One common reason is to reward shareholders without reducing cash reserves. Paying dividends means cash leaves the business. A bonus issue allows the company to acknowledge shareholders while keeping funds available for growth.
Another reason is the efficient use of accumulated reserves. When reserves grow significantly, converting a part of them into share capital can improve the balance sheet structure.
Bonus shares also help build confidence. A company issuing a bonus often signals that it is financially stable and confident about future operations.
For pre-IPO companies, bonus issues are frequently used as a capital restructuring tool. Increasing the number of outstanding shares before listing helps keep the IPO price per share more accessible to retail investors.
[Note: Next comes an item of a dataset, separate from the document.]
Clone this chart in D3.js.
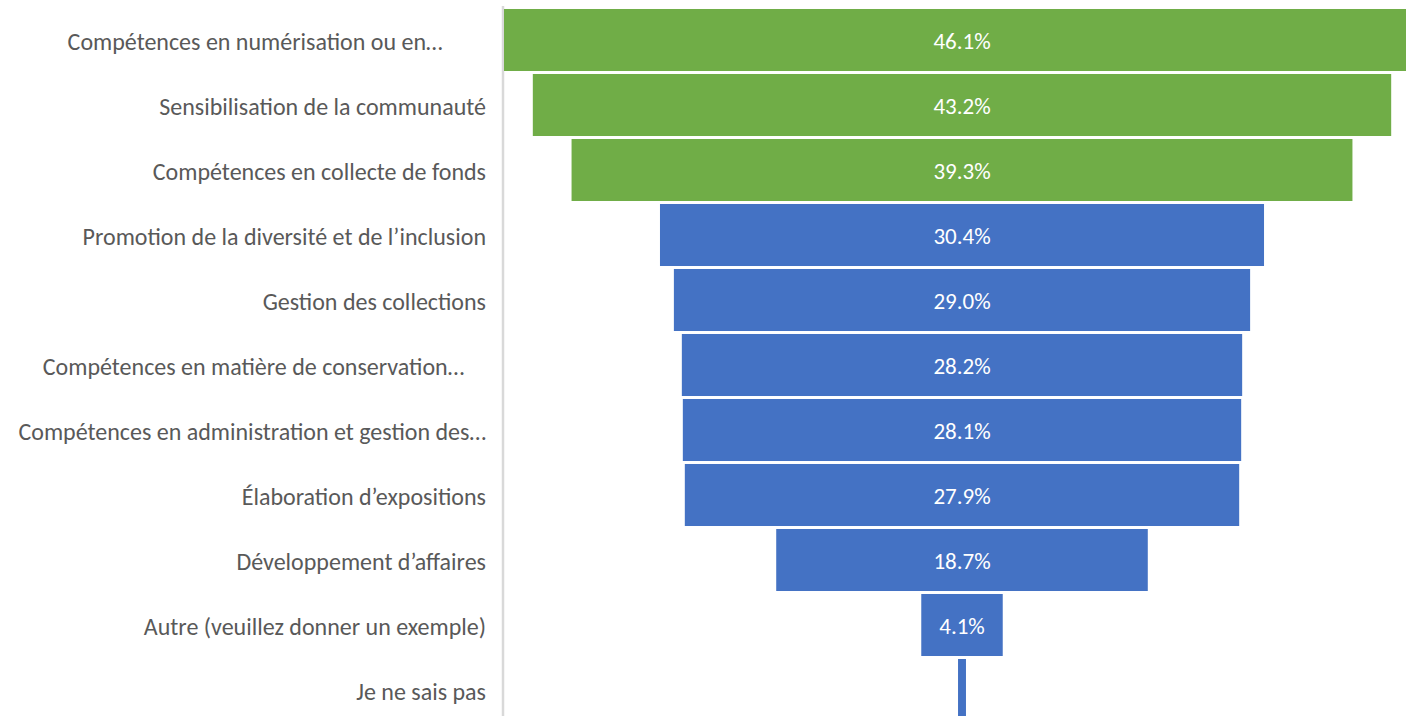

In the unlisted market, having more shares in circulation can also improve liquidity, making it slightly easier for investors to buy or sell unlisted shares through private transactions.
Benefits of Unlisted Bonus Shares
For long-term investors, unlisted bonus shares can offer meaningful advantages, but only over time.
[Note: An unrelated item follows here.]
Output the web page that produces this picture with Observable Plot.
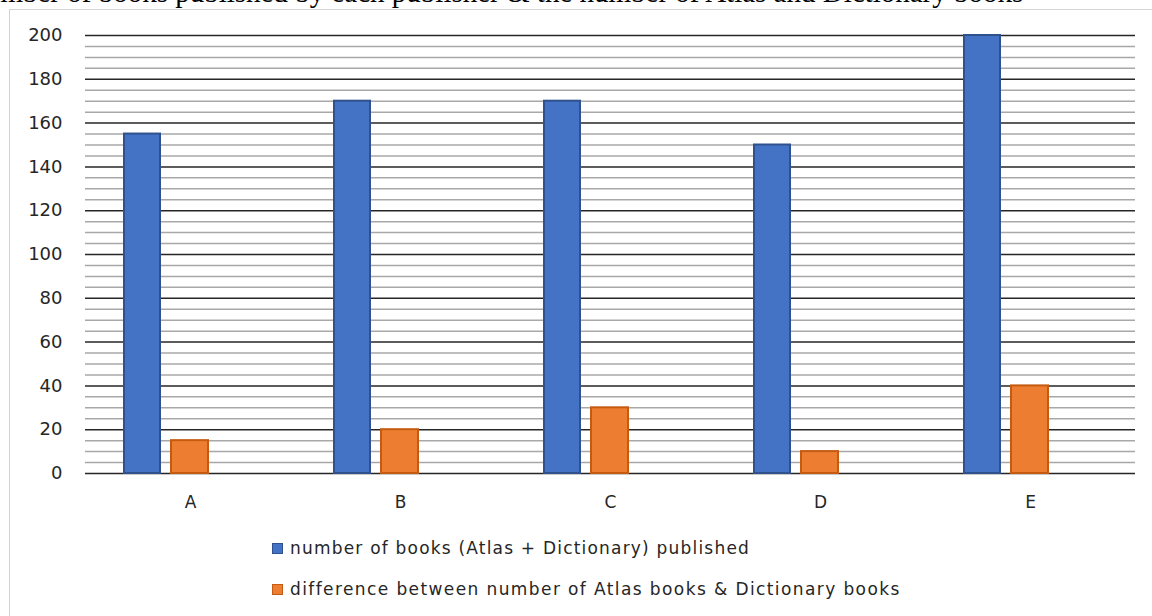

You end up holding a larger number of shares without investing additional money. If the company performs well, lists successfully, or starts paying dividends later, those extra shares can enhance overall returns.
Bonus shares also improve participation. More shares mean greater exposure to future upside, provided the business grows and valuation improves.
That said, these benefits are not immediate and depend heavily on the company’s performance after the bonus issue.
Risks and Limitations of Unlisted Bonus Shares
Despite the positives, unlisted bonus shares come with risks that investors should not ignore.
Liquidity remains the biggest challenge. Unlisted shares are not traded on stock exchanges, and selling them can take time, even after a bonus issue increases the share count.
Valuation is another concern. The value of unlisted company shares is determined through private negotiations rather than transparent market pricing. This makes it difficult to assess the true worth of your holdings at any given moment.
It is also important to remember that a bonus issue does not create instant wealth. The number of shares increases, but the per-share value adjusts downward in the same proportion.
Finally, company performance risk is always present. If the business underperforms, delays its IPO, or never lists, the expected benefits of holding bonus shares may not materialize.
FAQs on Unlisted Bonus Shares
Are unlisted bonus shares taxable?
Bonus shares are not taxed when they are issued. Tax implications arise only when the shares are sold, based on capital gains rules applicable to unlisted shares.
Do unlisted bonus shares increase investment value immediately?
No. The total value remains broadly the same at the time of the bonus issue because the per-share value adjusts.
Can unlisted bonus shares be sold easily?
Liquidity depends on market demand. Even after a bonus issue, selling unlisted shares may take time.
Why do pre-IPO companies issue bonus shares?
Pre-IPO companies often use bonus issues to restructure capital and keep the eventual IPO price attractive for investors.
Conclusion
Unlisted bonus shares work straightforwardly. They increase the number of shares you hold but do not change your investment value overnight. Their real impact depends on what the company does next, how it grows, and whether it eventually lists at a strong valuation. For investors, understanding both the opportunity and the limitations is far more important than the excitement around the bonus announcement itself.